Rendahnya kualitas tesrebut diketahui melalui uji sederhana terhadap sejumlah wadah MBG bekas pakai. Hasilnya: produk yang beredar justru banyak menggunakan material stainless steel 201 (SUS 201), yang mudah bereaksi jika terkena asam seperti HCl.
"Kalau dikasih HCL, itu langsung hitam. Itu kelihatan dari permukaannya, dari ketebalannya," jelas Alie, sembari menambahkan bahwa ukuran wadah pada produk nonstandar itu kerap hanya setinggi 4 cm, di bawah ketentuan SNI, dan sempat diuji bersama dengan Kementerian UMKM.
Terkait hal ini, Menteri Perdagangan Budi Santoso menegaskan bahwa pihaknya memastikan bahwa nampan produksi luar negeri tak perlu dipermasalahkan selama memenuhi standar. Sebab, menuturnya, kebutuhan saat ini memang tak cukup hanya diambil dari industri domestik. “Kalau misalnya di dalam negeri ada kan, kan kita juga tidak melarang menggunakan produksi dalam negeri. Tetapi impor juga boleh karena kebutuhan kita sangat besar,” ujarnya.

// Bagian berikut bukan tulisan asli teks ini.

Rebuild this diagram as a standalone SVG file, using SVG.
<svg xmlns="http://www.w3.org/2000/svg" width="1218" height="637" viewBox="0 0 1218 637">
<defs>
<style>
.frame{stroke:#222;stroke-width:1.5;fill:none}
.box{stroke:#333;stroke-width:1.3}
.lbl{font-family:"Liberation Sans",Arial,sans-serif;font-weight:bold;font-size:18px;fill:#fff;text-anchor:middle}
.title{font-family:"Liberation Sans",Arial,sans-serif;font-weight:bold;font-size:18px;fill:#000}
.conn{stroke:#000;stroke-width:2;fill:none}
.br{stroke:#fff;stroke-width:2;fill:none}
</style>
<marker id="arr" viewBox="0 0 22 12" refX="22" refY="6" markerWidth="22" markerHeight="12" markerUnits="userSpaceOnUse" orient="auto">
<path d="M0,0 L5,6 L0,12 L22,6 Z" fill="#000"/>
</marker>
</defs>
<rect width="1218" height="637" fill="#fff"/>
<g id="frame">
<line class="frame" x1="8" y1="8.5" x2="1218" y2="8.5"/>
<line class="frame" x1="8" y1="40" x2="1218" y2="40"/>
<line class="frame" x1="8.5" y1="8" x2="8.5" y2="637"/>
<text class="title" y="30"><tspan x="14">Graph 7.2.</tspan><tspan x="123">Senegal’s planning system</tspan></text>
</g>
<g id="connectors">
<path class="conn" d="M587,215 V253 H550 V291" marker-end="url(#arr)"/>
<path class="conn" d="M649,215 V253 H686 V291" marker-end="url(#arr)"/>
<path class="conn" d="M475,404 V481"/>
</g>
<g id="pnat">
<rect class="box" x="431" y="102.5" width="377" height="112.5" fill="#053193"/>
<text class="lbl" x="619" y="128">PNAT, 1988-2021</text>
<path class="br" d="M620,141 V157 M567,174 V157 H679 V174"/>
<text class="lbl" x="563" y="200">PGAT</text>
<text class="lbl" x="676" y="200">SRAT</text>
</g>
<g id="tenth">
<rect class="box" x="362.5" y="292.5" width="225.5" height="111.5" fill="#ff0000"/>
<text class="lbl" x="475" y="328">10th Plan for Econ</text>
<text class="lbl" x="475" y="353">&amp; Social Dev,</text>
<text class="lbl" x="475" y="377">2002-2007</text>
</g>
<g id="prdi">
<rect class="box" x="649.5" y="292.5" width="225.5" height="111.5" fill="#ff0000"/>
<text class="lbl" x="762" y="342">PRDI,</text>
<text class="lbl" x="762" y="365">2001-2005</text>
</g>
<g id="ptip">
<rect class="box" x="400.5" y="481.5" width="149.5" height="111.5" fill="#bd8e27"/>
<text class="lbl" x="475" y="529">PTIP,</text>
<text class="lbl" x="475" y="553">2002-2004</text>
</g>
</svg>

Dalam kesempatan terspisah, ekonom Center of Economic and Law Studies (Celios) Nailul Huda mengungkapkan bahwa relaksasi impor foodtray berpotensi mematikan industri domestik jika tak dipertimbangkan dengan matang.
Menurutnya, berdasarkan data impor food tray kode HS 392410, HS 392690, HS 732393, dan HS 732399, kata dia, banyak wadah makan tersebut yang berasal dari Cina. Padahal, ada alternatif lain selain produk impor, yakni yang berasal dari UMKM.

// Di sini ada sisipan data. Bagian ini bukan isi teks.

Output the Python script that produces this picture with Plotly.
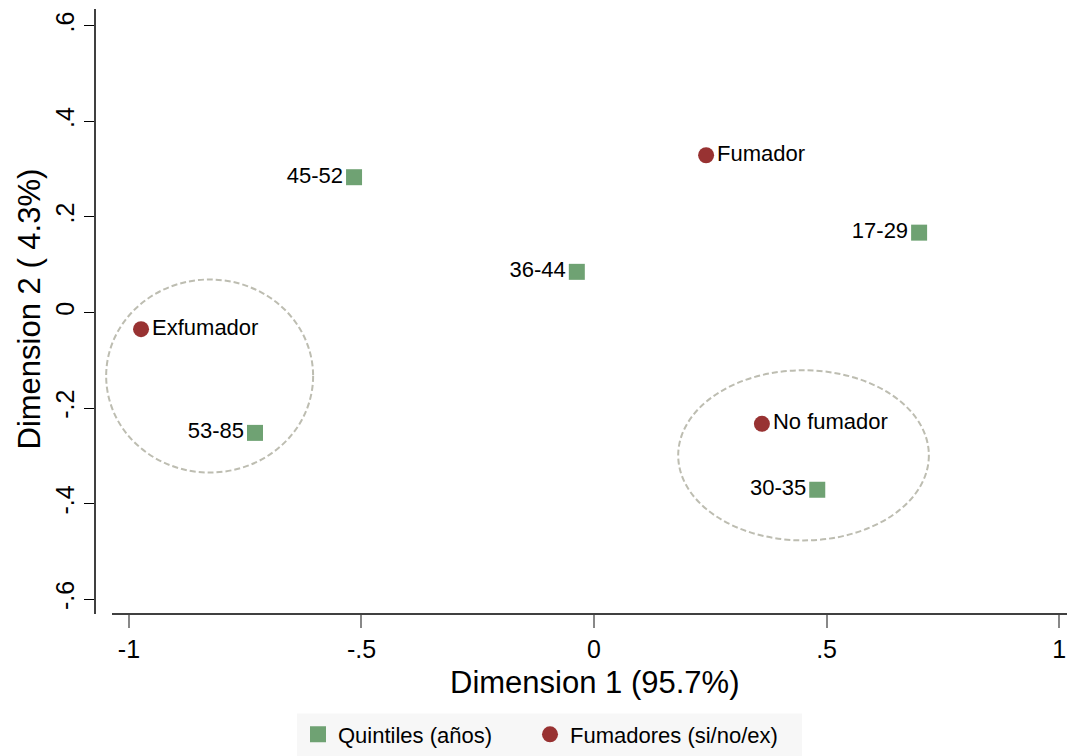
import plotly.graph_objects as go

# Correspondence analysis coordinates
age_labels = ["17-29", "30-35", "36-44", "45-52", "53-85"]
age_dim1 = [0.699, 0.480, -0.037, -0.516, -0.729]
age_dim2 = [0.167, -0.371, 0.085, 0.283, -0.252]

smoke_labels = ["Fumador", "No fumador", "Exfumador"]
smoke_dim1 = [0.241, 0.361, -0.974]
smoke_dim2 = [0.329, -0.233, -0.035]

# Dashed groupings: (x0, x1, y0, y1) in data units
groups = [(-1.049, -0.604, -0.335, 0.069), (0.181, 0.720, -0.477, -0.121)]

xtick_vals = [-1, -0.5, 0, 0.5, 1]
xtick_text = ["-1", "-.5", "0", ".5", "1"]
ytick_vals = [0.6, 0.4, 0.2, 0, -0.2, -0.4, -0.6]
ytick_text = [".6", ".4", ".2", "0", "-.2", "-.4", "-.6"]

FONT = "Liberation Sans, Arial, sans-serif"
NARROW = "Liberation Sans Narrow, Arial Narrow, Liberation Sans, sans-serif"
GREEN = "#6fa273"
RED = "#983232"

W, H = 1067, 756
ML, MT, MB = 95, 9, 139
pw = W - ML
ph = H - MT - MB


def px_x(p):
    return (p - ML) / pw


def px_y(p):
    return (MT + ph - p) / ph


fig = go.Figure()

fig.add_trace(go.Scatter(
    x=age_dim1, y=age_dim2, mode="markers+text", text=age_labels,
    textposition="middle left", name="Quintiles (años)", legend="legend",
    marker=dict(symbol="square", size=16, color=GREEN),
    textfont=dict(family=FONT, size=22, color="#000"),
))
fig.add_trace(go.Scatter(
    x=smoke_dim1, y=smoke_dim2, mode="markers+text", text=smoke_labels,
    textposition="middle right", name="Fumadores (si/no/ex)", legend="legend2",
    marker=dict(symbol="circle", size=16, color=RED),
    textfont=dict(family=FONT, size=22, color="#000"),
))

for x0, x1, y0, y1 in groups:
    fig.add_shape(type="circle", xref="x", yref="y", x0=x0, x1=x1, y0=y0, y1=y1,
                  line=dict(color="#bdbdb1", width=2, dash="6px,3px"), layer="below")

# Axis lines drawn separately, Stata style
fig.add_shape(type="line", xref="paper", yref="paper", x0=0, x1=0, y0=0, y1=1,
              line=dict(color="#000", width=1.5))
fig.add_shape(type="line", xref="paper", yref="paper", x0=px_x(112), x1=1, y0=0, y1=0,
              line=dict(color="#000", width=1.5))

# Shared legend background
fig.add_shape(type="rect", xref="paper", yref="paper",
              x0=px_x(297), x1=px_x(802), y0=px_y(760), y1=px_y(717),
              fillcolor="#f7f7f7", line=dict(width=0), layer="below")

# Axis titles
fig.add_annotation(text="Dimension 1 (95.7%)", xref="x", x=0, yref="paper",
                   y=px_y(686), xanchor="center", yanchor="middle",
                   showarrow=False, font=dict(family=FONT, size=31, color="#000"))
fig.add_annotation(text="Dimension 2 ( 4.3%)", xref="paper", x=px_x(30),
                   yref="paper", y=px_y(311), textangle=-90,
                   xanchor="center", yanchor="middle",
                   showarrow=False, font=dict(family=FONT, size=31, color="#000"))

legend_common = dict(orientation="h", xanchor="left", yanchor="top", y=px_y(717),
                     bgcolor="rgba(0,0,0,0)", font=dict(family=FONT, size=22),
                     itemsizing="trace", itemwidth=30)

fig.update_layout(
    width=W, height=H,
    margin=dict(l=ML, r=0, t=MT, b=MB),
    paper_bgcolor="white", plot_bgcolor="white",
    font=dict(family=FONT, color="#000"),
    showlegend=True,
    legend=dict(x=px_x(298), **legend_common),
    legend2=dict(x=px_x(530), **legend_common),
    xaxis=dict(range=[-1.073, 1.017], tickvals=xtick_vals, ticktext=xtick_text,
               showgrid=False, zeroline=False, showline=False,
               ticks="outside", ticklen=13, tickwidth=2, tickcolor="#888",
               tickfont=dict(family=NARROW, size=25)),
    yaxis=dict(range=[-0.631, 0.635], tickvals=ytick_vals, ticktext=ytick_text,
               showgrid=False, zeroline=False, showline=False,
               ticks="outside", ticklen=10, tickwidth=1, tickcolor="#000",
               tickangle=-90, tickfont=dict(family=NARROW, size=25)),
)

fig.write_html("out.html")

Ia juga mengingatkan, jika pasar dalam negeri dibanjiri produk impor yang lebih murah tapi tidak memenuhi standar, industri lokal akan kesulitan bersaing. "Ada potensi barang lain pengganti food tray impor, misalkan dari anyaman bambu ataupun buatan dalam negeri," ungkapnya.
Industri food tray lokal memang memiliki keterkaitan erat dengan penyerapan tenaga kerja. Satu lini produksi melibatkan banyak pekerja, ditambah sektor penunjang seperti industri kemasan (packaging).

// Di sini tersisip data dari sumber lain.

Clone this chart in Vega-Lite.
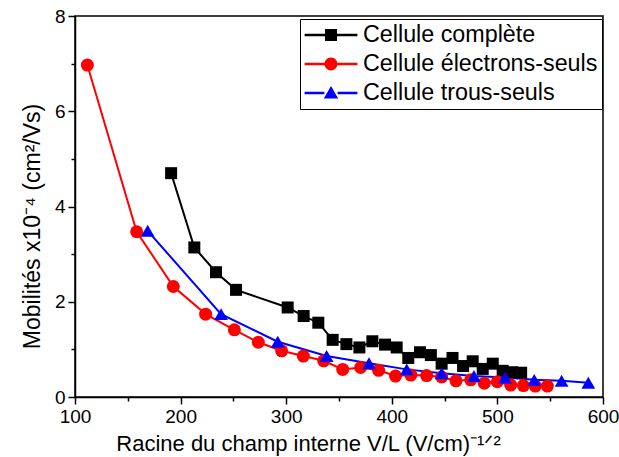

Merunut keterangan Alie dalam kesempatan terpisah, pabrik yang dimiliki para anggota Aspradam sendiri bisa menyerap lebih dari 100 ribu pekerja. Jumlah itu bisa bertambah signifikan jika kapasitas produksi ditingkatkan. "Kalau kapasitas naik, tenaga kerja pasti bertambah," ujarnya.
Kebijakan impor food tray tanpa koordinasi, menurut Alie, berpotensi menekan utilisasi pabrik domestik, yang pada gilirannya akan mengancam kelangsungan kerja para buruh di sektor ini.
Lantaran itu, APMAKI dan Aspradam mendesak pemerintah meninjau ulang kebijakan ini dan memastikan komunikasi yang lebih baik dengan industri. Menurut mereka, program MBG seharusnya menjadi momentum memperkuat rantai pasok dalam negeri, bukan membuka keran impor yang justru melemahkan produsen lokal.
"Kalau duduk bersama, kita bisa bahas apa yang dibutuhkan, apa kendalanya, dan bagaimana komitmen masing-masing pihak. Industri kita siap memenuhi kebutuhan MBG dengan standar yang aman," kata Alie. "Kapasitas ada, kemauan ada, tenaga kerja ada. Tinggal kemauan pemerintah untuk memanfaatkan potensi itu," sambungnya
Sementara itu, Wakil Ketua Umum Badan Pengurus Pusat (BPP) Gabungan Importir Nasional Seluruh Indonesia (GINSI) Erwin Taufan menilai rencana pemerintah untuk membuka kran impor food tray perlu disikapi lebih bijaksana oleh semua pihak.
“Impor merupakan salah satu cara untuk memenuhi kebutuhan itu untuk tahap awal agar program pemerintah bisa berjalan lebih efisien,” kata Taufan, dalam keterangan resminya. Pun demikian, ia turut menekankan pentingnya perlindungan terhadap industri atau UMKM dalam negeri. "Ini juga harus dilakukan ke depannya jika produk tersebut sudah bisa disiapkan sepenuhnya di dalam negeri,” imbuhnya.